Encapuzado, deitado na cama metálica de campanha sem colchão, o estudante sentiu a água fria correndo sobre seu corpo nu, de 20 anos de idade. O pavor se misturou à dor lancinante na língua, no peito e na genitália devastados pelos choques elétricos.

O volume do rádio asfixiou os gritos — os sinos e as salvas de canhão da “Abertura 1812”, escrita por Tchaikovsky para comemorar a retirada de Napoleão de Moscou, embalaram a sessão de tortura.

Três décadas depois, Christian Federico Von Wernich, 69 anos, ex-capelão da Polícia de Buenos Aires (1977 a 1978), vai se sentar no banco dos réus — a partir da próxima quinta-feira, no tribunal federal de La Plata.

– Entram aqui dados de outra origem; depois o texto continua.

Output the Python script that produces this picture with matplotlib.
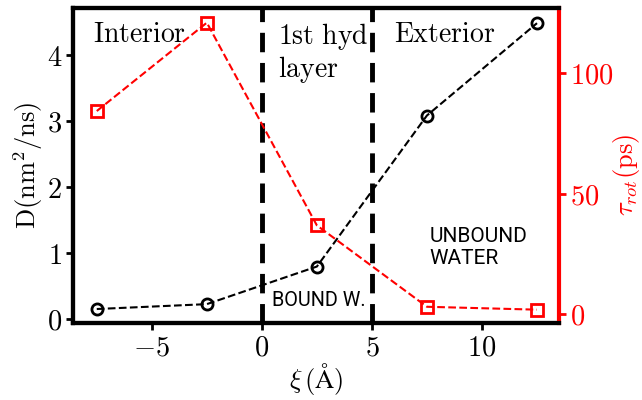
import matplotlib
matplotlib.use("Agg")
import matplotlib.pyplot as plt
from matplotlib.ticker import FuncFormatter

plt.rcParams['mathtext.fontset'] = 'cm'
plt.rcParams['font.family'] = 'serif'
plt.rcParams['font.serif'] = ['DejaVu Serif']

xi = [-7.5, -2.5, 2.5, 7.5, 12.5]
D = [0.156, 0.23, 0.80, 3.09, 4.49]
tau = [84.3, 121.0, 36.8, 3.0, 1.8]
boundaries = [0, 5]
xticks = [-5, 0, 5, 10]
dticks = [0, 1, 2, 3, 4]
tticks = [0, 50, 100]

fig = plt.figure(figsize=(6.42, 4.0), dpi=100)
ax = fig.add_axes([73/642, 1-323/400, (559-73)/642, (323-8)/400])
ax2 = ax.twinx()

ax.plot(xi, D, 'k--', marker='o', ms=8, mfc='none', mew=2, lw=1.5, zorder=3)
ax2.plot(xi, tau, '--', color='red', marker='s', ms=9, mfc='none', mew=2, lw=1.5, zorder=3)
for b in boundaries:
    ax.axvline(b, color='k', lw=3.5, ls=(0, (4, 2.2)), zorder=2)

ax.set_xlim(-8.58, 13.5)
ax.set_ylim(-0.056, 4.72)
ax2.set_ylim(-3.74, 127.1)
ax.set_xticks(xticks)
ax.set_yticks(dticks)
ax2.set_yticks(tticks)
fmt = FuncFormatter(lambda v, p: r'$%d$' % round(v))
ax.xaxis.set_major_formatter(fmt)
ax.yaxis.set_major_formatter(fmt)
ax2.yaxis.set_major_formatter(fmt)

for s in ['left', 'bottom', 'top']:
    ax.spines[s].set_linewidth(3)
    ax2.spines[s].set_linewidth(3)
ax2.spines['right'].set_linewidth(3)
ax2.spines['right'].set_color('red')
ax.spines['right'].set_visible(False)

ax.tick_params(axis='both', direction='out', length=5, width=2, labelsize=20.5, pad=3)
ax2.tick_params(axis='y', direction='out', length=5, width=2, labelsize=20.5, colors='red', pad=3)

ax.set_ylabel(r'$\mathrm{D(nm^2/ns)}$', fontsize=19, va='center')
ax.yaxis.set_label_coords(-0.093, 0.5)
ax2.set_ylabel(r'$\tau_{rot}\mathrm{(ps)}$', fontsize=19, color='red', va='center')
ax2.yaxis.set_label_coords(1.138, 0.47)
ax.set_xlabel(r'$\xi\,(\mathrm{\AA})$', fontsize=19, va='center')
ax.xaxis.set_label_coords(0.5, -0.178)

ax.text(-7.67, 4.52, r'$\mathrm{Interior}$', fontsize=20, va='top', ha='left')
ax.text(0.72, 4.52, r'$\mathrm{1st\ hyd}$', fontsize=20, va='top', ha='left')
ax.text(0.72, 4.03, r'$\mathrm{layer}$', fontsize=20, va='top', ha='left')
ax.text(6.0, 4.52, r'$\mathrm{Exterior}$', fontsize=20, va='top', ha='left')
ax.text(0.45, 0.28, 'BOUND W.', family='Roboto', fontsize=14.3, va='center', ha='left')
ax.text(7.6, 1.4, 'UNBOUND\nWATER', family='Roboto', fontsize=15, va='top', ha='left', linespacing=1.2)

fig.savefig('out.png', dpi=100)
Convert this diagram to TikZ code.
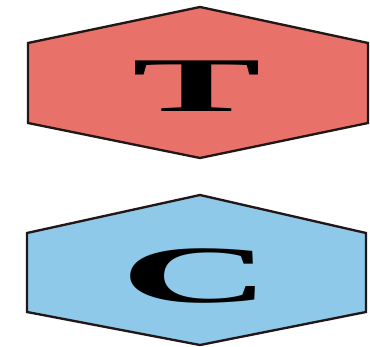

Pela primeira vez na história argentina, um sacerdote católico será julgado sob a acusação de violações dos direitos humanos durante a ditadura militar (1976 a 1983): cumplicidade em sete homicídios, mais seqüestro, prisão e tortura de 41 pessoas.

Na acusação, o governo Néstor Kirchner se uniu a organizações não-governamentais e a famílias de desaparecidos. A promotoria listou uma centena de testemunhas — muitas delas sobreviventes como Velasco, agora com 51 anos de idade. A defesa alega inocência: o capelão teria sido apenas um confessor de torturados e torturadores.

Há pelo menos outras duas dezenas de sacerdotes católicos envolvidos em processos semelhantes. Porém, o do padre Von Wernich tem o caráter simbólico de um período ditatorial em que fundamentalistas do nacional-catolicismo dominaram a hierarquia da Igreja Católica na Argentina.